La bajada se hace tan pesada como el ascenso, pero conseguimos volver al coche y llegar a la villa de Riaza, situada en la vertiente norte del macizo de Ayllón, provincia de Segovia, en transición ante la meseta castellana, a 1.190 m de altitud. La población se compone de 2.150 riazanos, -as (2023). La zona se pobló al consolidarse la frontera con los musulmanes en el Tajo, al final del siglo XI y principios del XII. Se trataba de pequeños asentamientos para aprovechamiento ganadero, forestal y minero, durante los reinados de Alfonso VI, Urraca I y Alfonso VII. A partir del siglo XIII se llamó Aldeaherreros. En el siglo XII pasó a manos del Cabildo Catedralicio de Segovia, en el siglo XV formó parte de los dominios del Condestable don Álvaro de Luna y, desde el siglo XVI, a los duques de Maqueda, hasta que se abolieron los señoríos en 1811. 

Aparcamos y nos dirigimos directamente a la plaza, donde hay varios restaurantes. Como hay poca gente nos atienden pronto y recuperamos algunas de las fuerzas que hemos perdido. Después nos fijamos en la plaza Mayor, de típica arquitectura con soportales. Era más grande, pero en 1873 se dividió en dos partes al colocarse el Ayuntamiento en medio. Una tiene forma de elipse y cuenta con unas gradas para salvar el desnivel separadas por barandales de hierro. Las casas solariegas, blasonadas, datan algunas del siglo XVIII. La plaza siempre es el lugar festivo donde se celebran todos los eventos lúdicos y el mercado. Esta parte de la plaza casi se cierra por el Ayuntamiento, en el que destaca su torre campanario, con la parte alta en hierro instalada a final del siglo XIX. 

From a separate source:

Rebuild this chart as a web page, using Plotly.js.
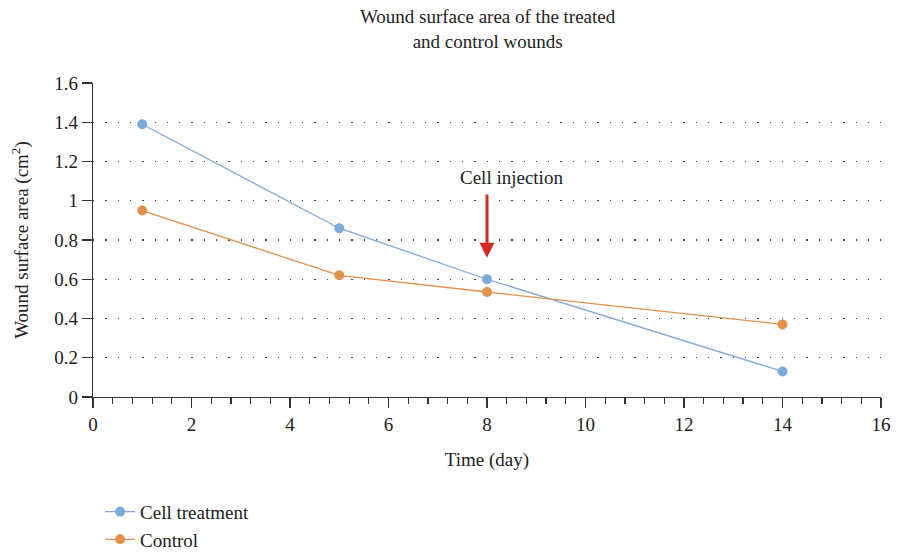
<!DOCTYPE html>
<html>
<head>
<meta charset="utf-8">
<script src="https://cdn.plot.ly/plotly-3.0.1.min.js"></script>
<style>html,body{margin:0;padding:0;background:#fff;}#chart{width:908px;height:554px;}</style>
</head>
<body>
<div id="chart"></div>
<script>
const days = [1, 5, 8, 14];
const cellTreatment = [1.39, 0.86, 0.60, 0.13];
const control = [0.95, 0.62, 0.535, 0.37];
const seriesNames = ["Cell treatment", "Control"];
const yTicks = [0, 0.2, 0.4, 0.6, 0.8, 1, 1.2, 1.4, 1.6];
const yTickText = ["0", "0.2", "0.4", "0.6", "0.8", "1", "1.2", "1.4", "1.6"];
const xTicks = [0, 2, 4, 6, 8, 10, 12, 14, 16];
const injectionDay = 8;
const annotationText = "Cell injection";

const serif = "Liberation Serif";
const blue = "#7eaadb";
const orange = "#e0914b";
const txt = "#222";

const traces = [
  {x: days, y: cellTreatment, name: seriesNames[0], mode: "lines+markers",
   line: {color: blue, width: 1.3}, marker: {color: blue, size: 10}},
  {x: days, y: control, name: seriesNames[1], mode: "lines+markers",
   line: {color: orange, width: 1.3}, marker: {color: orange, size: 10}}
];

const layout = {
  width: 908, height: 554,
  margin: {l: 93, r: 27, t: 83, b: 157, autoexpand: false},
  paper_bgcolor: "#fff", plot_bgcolor: "#fff",
  font: {family: serif, size: 19, color: txt},
  title: {text: "Wound surface area of the treated<br>and control wounds",
          font: {family: serif, size: 19, color: txt},
          x: 0.537, xanchor: "center", y: 0.958, yanchor: "top"},
  xaxis: {range: [0, 16], tickvals: xTicks, ticks: "outside", ticklen: 10, tickwidth: 1.3,
          tickcolor: "#333", showline: true, linecolor: "#333", linewidth: 1.3,
          showgrid: false, zeroline: false,
          minor: {dtick: 0.4, ticks: "outside", ticklen: 6, tickwidth: 1.2, tickcolor: "#333", showgrid: false},
          tickfont: {family: serif, size: 19, color: txt},
          title: {text: "Time (day)", font: {family: serif, size: 19, color: txt}, standoff: 18}},
  yaxis: {range: [0, 1.6], tickvals: yTicks, ticktext: yTickText, ticks: "outside", ticklen: 10,
          tickwidth: 1.3, tickcolor: "#333", showline: true, linecolor: "#333", linewidth: 1.3,
          showgrid: true, gridcolor: "#444", gridwidth: 1.3, griddash: "1.3px,11px", zeroline: false,
          tickfont: {family: serif, size: 19, color: txt},
          title: {text: "Wound surface area (cm<sup>2</sup>)", font: {family: serif, size: 19, color: txt}, standoff: 20}},
  showlegend: true,
  legend: {x: 0.009, xanchor: "left", y: -0.305, yanchor: "top", orientation: "v",
           font: {family: serif, size: 19, color: txt}, bgcolor: "rgba(0,0,0,0)", tracegroupgap: 0},
  annotations: [
    {x: injectionDay, y: 0.71, ax: injectionDay, ay: 1.04, xref: "x", yref: "y", axref: "x", ayref: "y",
     showarrow: true, arrowhead: 2, arrowsize: 1, arrowwidth: 3, arrowcolor: "#d42a20", text: ""},
    {x: 8.5, y: 1.12, xref: "x", yref: "y", text: annotationText, showarrow: false,
     font: {family: serif, size: 19, color: txt}}
  ]
};

Plotly.newPlot("chart", traces, layout, {displayModeBar: false, staticPlot: true});
</script>
</body>
</html>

Más tarde vemos el otro lado de la plaza, con la iglesia de Ntra Sra del Manto, conjunto renacentista de finales del siglo XV y principios del XVI, con planta rectangular de tres naves y un ábside. Posteriormente se le añadieron capillas, sacristía, baptisterio y la torre campanario, coronada por balaustrada de piedra y flameros.

 



Todavía vemos el aparcamiento de autocaravanas antes de salir. La hostelería está presente en cualquier momento, en cualquier casona, incluso en antiguos palacetes reconvertidos. Hoy está cerrado, pero en plena temporada tendrá mucha clientela.





 



Salimos por el parque de El Rasero, con el antiguo Vía Crucis y sus 18 cruces de piedra y la ermita de San Roque, construida tras la epidemia de finales del siglo XVI, aunque el porche de la entrada es de los años 1980.



 



A la salida nos acordamos de otra ruta cercana en años más jóvenes. Desde Riaza, cruzar el puerto de la Quesera (hayedo de la Pedrosa a nueve km, 87.000 has de extensión, altura 1.500-1.700 m, nacimiento del río Riaza) en bicicleta hasta Majaelrayo. Eran otros tiempos.